After hearing about his nephew’s collision, Jay Brown rushed to the scene. He was greeted by Pepperman, who introduced himself as a crash investigator, Shurtz says. An MPD spokesperson declined to answer any of City Paper’s questions, including whether Pepperman continued as a crash investigator, citing the ongoing litigation.

As the case continues through the court system, the D.C. Council is considering sweeping changes to police operations and protections. The Council passed emergency legislation in June that required Mayor Muriel Bowser to identify officers involved in fatal and serious incidents, as well as release body camera footage within 72 hours. The measure was retroactive to October 2014, and gave Bowser a deadline of July 1 to release old cases.

Although three officers involved in Price’s death are identified, his mother Denise Price still has not seen any video footage of the incident, Shurtz says. In response to her Freedom of Information Act request submitted shortly after her son was killed, MPD said it has 51 relevant videos, but “because the privacy rights of other individuals were unable to be protected, we could not create any clips for viewing.”
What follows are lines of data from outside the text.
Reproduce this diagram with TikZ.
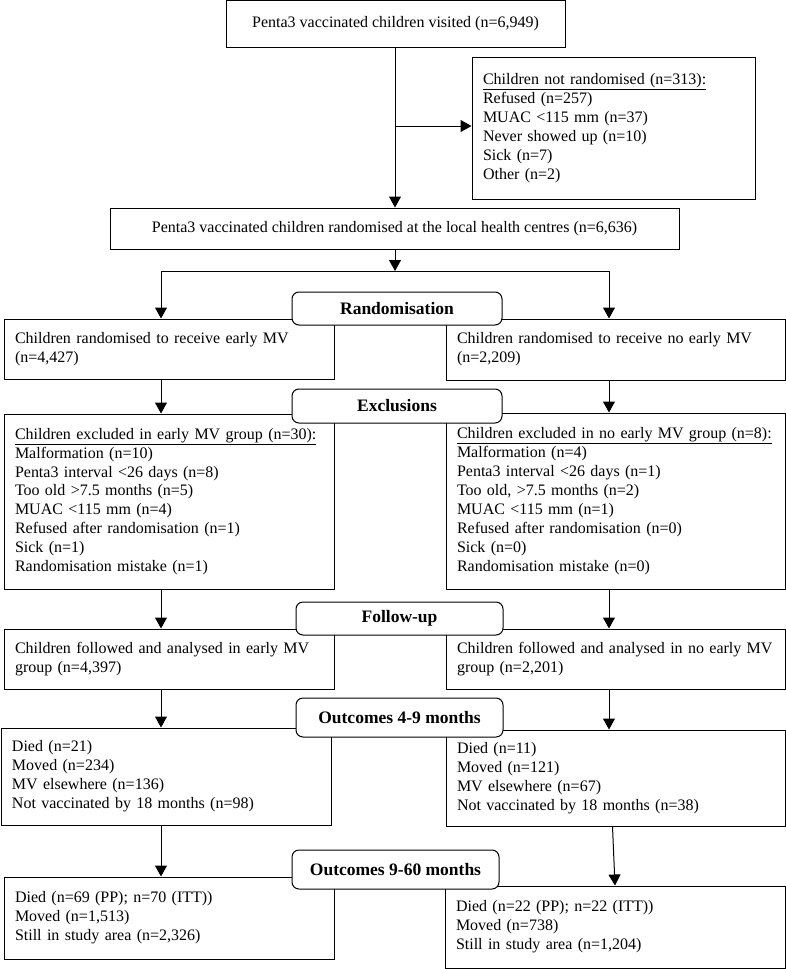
\documentclass[tikz,border=0pt]{standalone}
\usepackage{fontspec}
\setmainfont{Liberation Serif}
\usetikzlibrary{arrows.meta, positioning}

\begin{document}
\begin{tikzpicture}[
  x=1pt, y=-1pt,
  font=\fontsize{16}{18.9}\selectfont,
  infobox/.style={rectangle, draw=black, line width=1pt, inner xsep=11pt, inner ysep=0pt, align=left, fill=white},
  midbox/.style={rectangle, draw=black, line width=1pt, inner sep=0pt, align=center},
  stage/.style={rectangle, draw=black, line width=1pt, rounded corners=7pt, fill=white, inner sep=0pt, font=\fontsize{17.5}{20}\selectfont\bfseries},
  arr/.style={-{Triangle[length=11pt, width=12pt]}, line width=1pt}
]
\useasboundingbox (0,0) rectangle (786,969);

% top part
\node[midbox, minimum width=339pt, minimum height=47pt] (visit) at (395.5,23.5) {Penta3 vaccinated children visited (n=6,949)};
\node[infobox, text width=261pt, minimum height=142pt] (notrand) at (613.5,128) {\underline{Children not randomised (n=313):}\\Refused (n=257)\\MUAC <115 mm (n=37)\\Never showed up (n=10)\\Sick (n=7)\\Other (n=2)};
\node[midbox, minimum width=569pt, minimum height=41pt] (rand) at (394.5,228.5) {Penta3 vaccinated children randomised at the local health centres (n=6,636)};

% two arms
\node[infobox, text width=308pt, minimum height=60pt] (lrand) at (169,349) {Children randomised to receive early MV\\(n=4,427)};
\node[infobox, text width=317pt, minimum height=61pt] (rrand) at (615.5,349.5) {Children randomised to receive no early MV\\(n=2,209)};
\node[infobox, text width=308pt, minimum height=175pt] (lexcl) at (169,501.5) {\underline{Children excluded in early MV group (n=30):}\\Malformation (n=10)\\Penta3 interval <26 days (n=8)\\Too old >7.5 months (n=5)\\MUAC <115 mm (n=4)\\Refused after randomisation (n=1)\\Sick (n=1)\\Randomisation mistake (n=1)};
\node[infobox, text width=317pt, minimum height=176pt] (rexcl) at (615.5,501) {\underline{Children excluded in no early MV group (n=8):}\\Malformation (n=4)\\Penta3 interval <26 days (n=1)\\Too old, >7.5 months (n=2)\\MUAC <115 mm (n=1)\\Refused after randomisation (n=0)\\Sick (n=0)\\Randomisation mistake (n=0)};
\node[infobox, text width=308pt, minimum height=60pt] (lfol) at (169,659) {Children followed and analysed in early MV\\group (n=4,397)};
\node[infobox, text width=317pt, minimum height=60pt] (rfol) at (615.5,659) {Children followed and analysed in no early MV\\group (n=2,201)};
\node[infobox, text width=308pt, minimum height=97pt] (lout) at (166,776.5) {Died (n=21)\\Moved (n=234)\\MV elsewhere (n=136)\\Not vaccinated by 18 months (n=98)};
\node[infobox, text width=317pt, minimum height=96pt] (rout) at (615.5,778) {Died (n=11)\\Moved (n=121)\\MV elsewhere (n=67)\\Not vaccinated by 18 months (n=38)};
\node[infobox, text width=308pt, minimum height=82pt] (lfin) at (169,918) {Died (n=69 (PP); n=70 (ITT))\\Moved (n=1,513)\\Still in study area (n=2,326)};
\node[infobox, text width=318pt, minimum height=82pt] (rfin) at (615,927) {Died (n=22 (PP); n=22 (ITT))\\Moved (n=738)\\Still in study area (n=1,204)};

% stage labels
\node[stage, minimum width=210pt, minimum height=33pt] (s1) at (397,308.5) {Randomisation};
\node[stage, minimum width=210pt, minimum height=34pt] (s2) at (397,406) {Exclusions};
\node[stage, minimum width=207pt, minimum height=33pt] (s3) at (399.5,618.5) {Follow-up};
\node[stage, minimum width=207pt, minimum height=39pt] (s4) at (399.5,717.5) {Outcomes 4-9 months};
\node[stage, minimum width=207pt, minimum height=39pt] (s5) at (395.5,869.5) {Outcomes 9-60 months};

% connectors
\coordinate (split) at (395,271);
\coordinate (sl) at (161,271);
\coordinate (sr) at (609,271);
\coordinate (fork) at (395,126);
\draw[arr] (visit.south -| fork) -- (rand.north -| fork);
\draw[arr] (fork) -- (fork -| notrand.west);
\draw[arr] (rand.south -| split) -- (split);
\draw[line width=1pt] (sl) -- (sr);
\draw[arr] (sl) -- (sl |- lrand.north);
\draw[arr] (sr) -- (sr |- rrand.north);
\draw[arr] (lrand.south -| sl) -- (lexcl.north -| sl);
\draw[arr] (rrand.south -| sr) -- (rexcl.north -| sr);
\draw[arr] (lexcl.south -| sl) -- (lfol.north -| sl);
\draw[arr] (rexcl.south -| sr) -- (rfol.north -| sr);
\draw[arr] (lfol.south -| sl) -- (lout.north -| sl);
\draw[arr] (rfol.south -| sr) -- (rout.north -| sr);
\draw[arr] (lout.south -| sl) -- (lfin.north -| sl);
\draw[arr] ([xshift=-3pt]rout.south) -- (rfin.north);
\end{tikzpicture}
\end{document}
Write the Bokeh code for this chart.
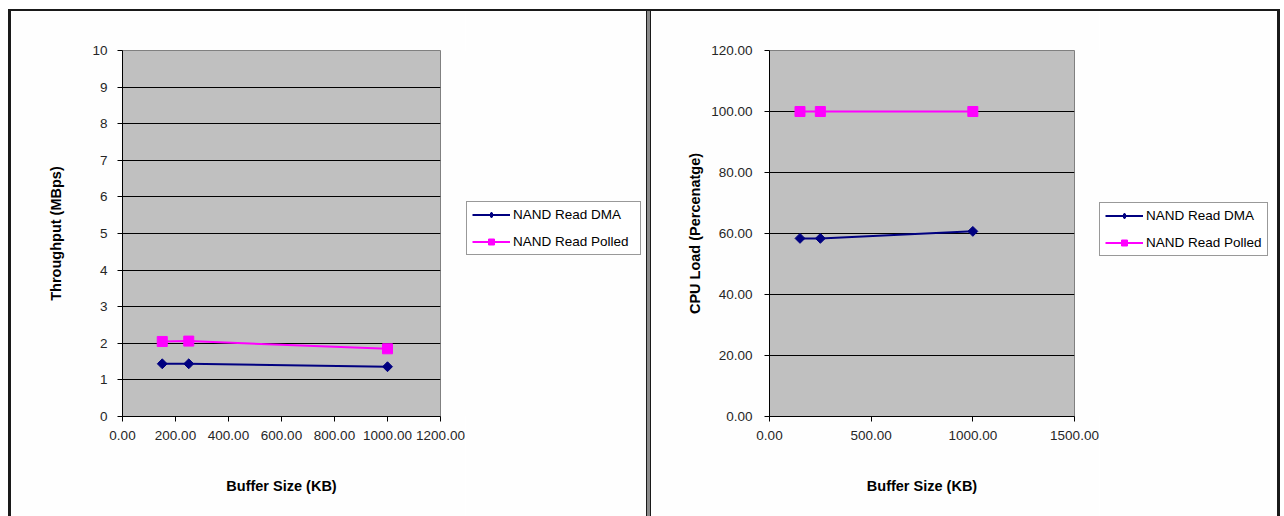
import math

from bokeh.plotting import figure
from bokeh.layouts import row, column
from bokeh.models import (Div, Spacer, FixedTicker, PrintfTickFormatter,
                          Legend, LegendItem, Range1d)
from bokeh.embed import file_html
from bokeh.resources import INLINE

# Measured NAND read performance vs. buffer size
buffer_kb = [150, 250, 1000]
tput_dma = [1.44, 1.44, 1.36]
tput_polled = [2.05, 2.06, 1.85]
cpu_dma = [58.4, 58.4, 60.7]
cpu_polled = [100.0, 100.0, 100.0]

series_names = ["NAND Read DMA", "NAND Read Polled"]

tput_x_ticks = [0, 200, 400, 600, 800, 1000, 1200]
tput_y_ticks = [0, 1, 2, 3, 4, 5, 6, 7, 8, 9, 10]
cpu_x_ticks = [0, 500, 1000, 1500]
cpu_y_ticks = [0, 20, 40, 60, 80, 100, 120]

FONT = "Liberation Sans"
DMA_COLOR = "#000080"
POLLED_COLOR = "#FF00FF"
PANEL_BG = "#fefefe"
HEIGHT = 505


def make_chart(width, left, x_ticks, y_ticks, y_fmt, y_label, dma, polled,
               y_label_standoff, y_tick_standoff):
    p = figure(width=width, height=HEIGHT, output_backend="svg",
               toolbar_location=None,
               x_range=Range1d(x_ticks[0], x_ticks[-1]),
               y_range=Range1d(y_ticks[0], y_ticks[-1]),
               min_border_left=left, min_border_right=25,
               min_border_top=39, min_border_bottom=100)
    p.background_fill_color = "#c0c0c0"
    p.border_fill_color = PANEL_BG
    p.outline_line_color = "#808080"
    p.outline_line_width = 1

    p.xaxis.ticker = FixedTicker(ticks=x_ticks)
    p.yaxis.ticker = FixedTicker(ticks=y_ticks)
    p.xaxis.formatter = PrintfTickFormatter(format="%.2f")
    p.yaxis.formatter = PrintfTickFormatter(format=y_fmt)
    p.xaxis.axis_label = "Buffer Size (KB)"
    p.yaxis.axis_label = y_label

    for ax in (p.xaxis[0], p.yaxis[0]):
        ax.axis_line_color = "black"
        ax.major_tick_line_color = "black"
        ax.major_tick_in = 0
        ax.major_tick_out = 5
        ax.minor_tick_line_color = None
        ax.major_label_text_font = FONT
        ax.major_label_text_font_size = "13.5px"
        ax.major_label_text_color = "#262626"
        ax.axis_label_text_font = FONT
        ax.axis_label_text_font_size = "14.5px"
        ax.axis_label_text_font_style = "bold"
        ax.axis_label_text_color = "black"
    p.xaxis.major_label_standoff = 9
    p.xaxis.axis_label_standoff = 35
    p.yaxis.major_label_standoff = y_tick_standoff
    p.yaxis.axis_label_standoff = y_label_standoff

    p.xgrid.visible = False
    p.ygrid.grid_line_color = "black"
    p.ygrid.grid_line_alpha = 1
    p.ygrid.grid_line_width = 1

    p.line(buffer_kb, dma, line_color=DMA_COLOR, line_width=2)
    p.scatter(buffer_kb, dma, marker="square", size=7, angle=math.pi / 4,
              fill_color=DMA_COLOR, line_color=DMA_COLOR)
    p.line(buffer_kb, polled, line_color=POLLED_COLOR, line_width=2)
    p.scatter(buffer_kb, polled, marker="square", size=10,
              fill_color=POLLED_COLOR, line_color=POLLED_COLOR)
    return p


def make_legend_box(width, legend_xy, label_width, dma, polled):
    # A bare canvas that only hosts the series key beside the chart
    k = figure(width=width, height=HEIGHT, output_backend="svg",
               toolbar_location=None, x_axis_type=None, y_axis_type=None,
               x_range=Range1d(0, 1), y_range=Range1d(0, 1),
               min_border=0)
    k.outline_line_color = None
    k.background_fill_color = PANEL_BG
    k.border_fill_color = PANEL_BG
    k.grid.visible = False

    l1 = k.line(buffer_kb, dma, line_color=DMA_COLOR, line_width=2, visible=False)
    s1 = k.scatter(buffer_kb, dma, marker="diamond", size=9,
                   fill_color=DMA_COLOR, line_color=DMA_COLOR, visible=False)
    l2 = k.line(buffer_kb, polled, line_color=POLLED_COLOR, line_width=2, visible=False)
    s2 = k.scatter(buffer_kb, polled, marker="square", size=9,
                   fill_color=POLLED_COLOR, line_color=POLLED_COLOR, visible=False)

    legend = Legend(items=[LegendItem(label=series_names[0], renderers=[l1, s1]),
                           LegendItem(label=series_names[1], renderers=[l2, s2])],
                    location=legend_xy)
    legend.margin = 0
    legend.padding = 5
    legend.spacing = 12
    legend.glyph_width = 38
    legend.glyph_height = 15
    legend.label_height = 15
    legend.label_width = label_width
    legend.label_standoff = 3
    legend.label_text_font = FONT
    legend.label_text_font_size = "13.5px"
    legend.label_text_color = "black"
    legend.border_line_color = "#333333"
    legend.border_line_width = 1
    legend.background_fill_color = "white"
    legend.background_fill_alpha = 1
    legend.inactive_fill_alpha = 0
    k.add_layout(legend)
    return k


# left panel: 635 px wide, right panel: 626 px wide
left_chart = make_chart(454, 111, tput_x_ticks, tput_y_ticks, "%d",
                        "Throughput (MBps)", tput_dma, tput_polled, 25, 10)
left_key = make_legend_box(635 - 454, (1, 161), 122, tput_dma, tput_polled)
right_chart = make_chart(448, 118, cpu_x_ticks, cpu_y_ticks, "%.2f",
                         "CPU Load (Percenatge)", cpu_dma, cpu_polled, 5, 12)
right_key = make_legend_box(626 - 448, (0, 160), 116, cpu_dma, cpu_polled)


def bar(w, h, color):
    return Div(width=w, height=h, margin=0,
               styles={"background-color": color})


page = column(
    Spacer(width=1284, height=9, margin=0),
    row(Spacer(width=8, height=2, margin=0), bar(1272, 2, "#1a1a1a")),
    row(Spacer(width=8, height=HEIGHT, margin=0),
        bar(3, HEIGHT, "#1a1a1a"),
        left_chart, left_key,
        bar(1, HEIGHT, "#1a1a1a"), bar(3, HEIGHT, "#8a8a8a"), bar(1, HEIGHT, "#1a1a1a"),
        right_chart, right_key,
        bar(3, HEIGHT, "#1a1a1a")),
)

open("out.html", "w").write(file_html(page, INLINE))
Bowser did not sign the legislation into law by the July 7 deadline, and the Council passed a revised version during its legislative meeting on the same day. The new version, which was crafted with Bowser’s input, according to the Washington Post, extends the deadline for publicly identifying officers and releasing body camera footage of deadly and serious uses of force from 72 hours to five business days. It also pushes back the deadline for Bowser to release names and body camera footage of old cases from July 1 to Aug. 15.

In addition to a FOIA request, Shurtz says Denise Price asked to see video footage of her son’s collision after the Council’s June legislation, to no avail. His next court date is July 10, when he’ll submit his request for evidence discovery. At the top of the list are the 51 videos MPD has refused to release.

“They’re long on promises and short on delivery,” Shurtz says. “It’s been two years. We still don’t have anything.”